Seamos las manos de Dios
“Jesús tuvo compasión de ellos, y les tocó los ojos. En el mismo momento los ciegos recobraron la vista, y siguieron a Jesús” (Mat. 20:34).
Era invierno, y sucedió en una calle cualquiera. Se veía muy frágil: su carita roja, su nariz húmeda, sus pequeñas manos violáceas y unas sandalias raídas que cubrían sus pequeños pies. Estiró su mano a la altura de la ventanilla de mi auto y, con ojos lánguidos, me pidió una moneda. Recuerdo haber puesto en su mano algo de dinero, más para acallar mi conciencia que para ayudarlo en sus necesidades, que sin duda eran muchas. Entonces, surgió dentro de mí un diálogo. En él, cuestioné a Dios: “¿Dónde estás, que permites el dolor de un niño?”

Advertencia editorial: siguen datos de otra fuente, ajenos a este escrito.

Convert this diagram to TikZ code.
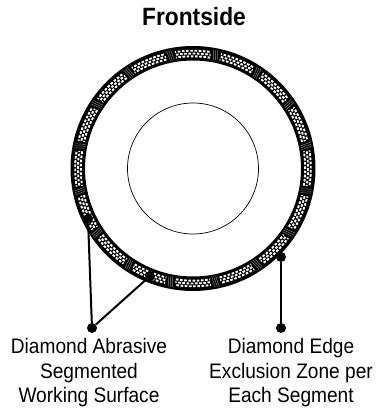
\documentclass[tikz,border=0pt]{standalone}
\usepackage{fontspec}
\setmainfont[FakeStretch=0.91]{Liberation Sans}
\tikzset{
  dotmark/.style={circle,fill=black,inner sep=0pt,minimum size=10pt},
  leader/.style={draw=black,line width=2pt},
  caption/.style={align=center,font=\fontsize{21}{24.5}\selectfont},
}
\begin{document}
\begin{tikzpicture}[x=1pt,y=1pt]
        \useasboundingbox (0,0) rectangle (378,408);
        \node[anchor=base] (title) at (194,382) {\fontsize{25}{28}\selectfont\bfseries Frontside};
        \node[circle,draw=black,line width=0.7pt,inner sep=0pt,minimum size=131pt] (hub) at (193,239.5) {};
        \begin{scope}[shift={(hub.center)}]
            \draw[line width=14.5pt] (0,0) circle (115.25);
            % segments
            \foreach \a in {0,22.5,...,337.5}{
                \foreach \r/\p in {112.2/0,115/1.4,117.8/2.8}{
                    \draw[white,line width=1.9pt,dash pattern=on 2.6pt off 1.6pt,dash phase=\p pt] (\a-8.8:\r) arc (\a-8.8:\a+8.8:\r);
                }
                \foreach \d in {-1,0,1}{
                    \draw[gray,line width=0.5pt] (\a+11.25+\d-0.4:110) -- (\a+11.25+\d+0.4:120.5);
                }
            }
        \end{scope}
        % leaders
        \node[dotmark] (abrasiveA) at (88,189) {};
        \node[dotmark] (abrasiveB) at (150,132) {};
        \node[dotmark] (abrasiveEnd) at (92,80) {};
        \node[dotmark] (zoneA) at (281,151) {};
        \node[dotmark] (zoneEnd) at (281,80) {};
        \draw[leader] (abrasiveA) -- (abrasiveEnd);
        \draw[leader] (abrasiveB) -- (abrasiveEnd);
        \draw[leader] (zoneA) -- (zoneEnd);
        \node[caption] (abrasiveText) at (89,35) {Diamond Abrasive\\Segmented\\Working Surface};
        \node[caption] (zoneText) at (291,35) {Diamond Edge\\Exclusion Zone per\\Each Segment};
    \end{tikzpicture}
\end{document}
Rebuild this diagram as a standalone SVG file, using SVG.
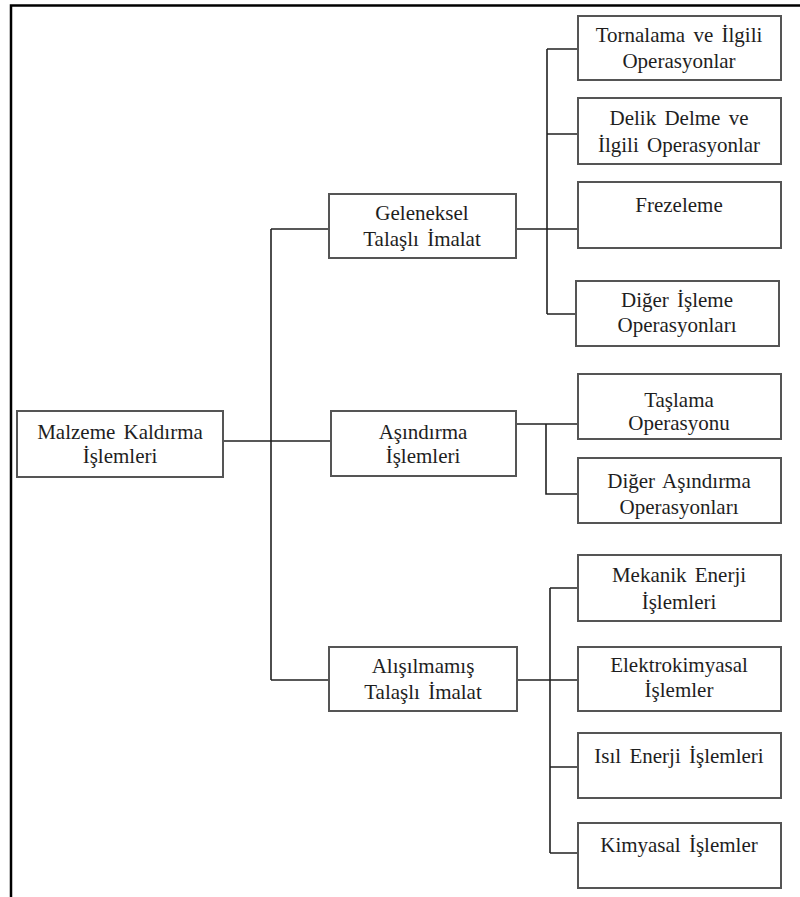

El sufrimiento y el dolor humano están a la vista de todos; la pobreza, los abusos y las injusticias son el común denominador de todos los países del mundo. ¿Será que Dios nos ha olvidado o somos nosotros quienes nos hemos olvidado de Dios? En respuesta, vino a mi mente la promesa eterna y maravillosa del Padre: “¿Se olvidará la mujer de lo que dio a luz, para dejar de compadecerse del hijo de su vientre? ¡Aunque ella lo olvide, yo nunca me olvidaré de ti!” (Isa. 49:15, RVR 95). Entonces ¿por qué tanta miseria?
Querida amiga, no permitas que el sufrimiento ajeno pase inadvertido frente a ti. La insensibilidad ante los sentimientos de los demás endurece el corazón y agiganta la soberbia. Levantemos los ojos y miremos nuestro entorno, siendo conscientes de lo que vemos. Así nos daremos cuenta de que estamos rodeadas de hombres, mujeres, ancianos, adultos, niños y jóvenes que necesitan atención, respeto, cuidados, consolación, compasión, apoyo y ayuda. Nuestras cargas se aligeran y nuestro propio sufrimiento disminuye cuando nuestras acciones van dirigidas a aliviar el sufrimiento de los demás.
Seamos las manos de Dios. Comencemos a serlo en nuestro hogar, con nuestros hijos, con nuestro esposo y amigos. Luego, con la vista alzada, veamos más allá y alcancemos a los cientos de seres necesitados que a diario aparecen en nuestro caminar. Usemos como lema la frase de Teresa de Calcuta: “Las manos que sirven son más santas que los labios que oran”.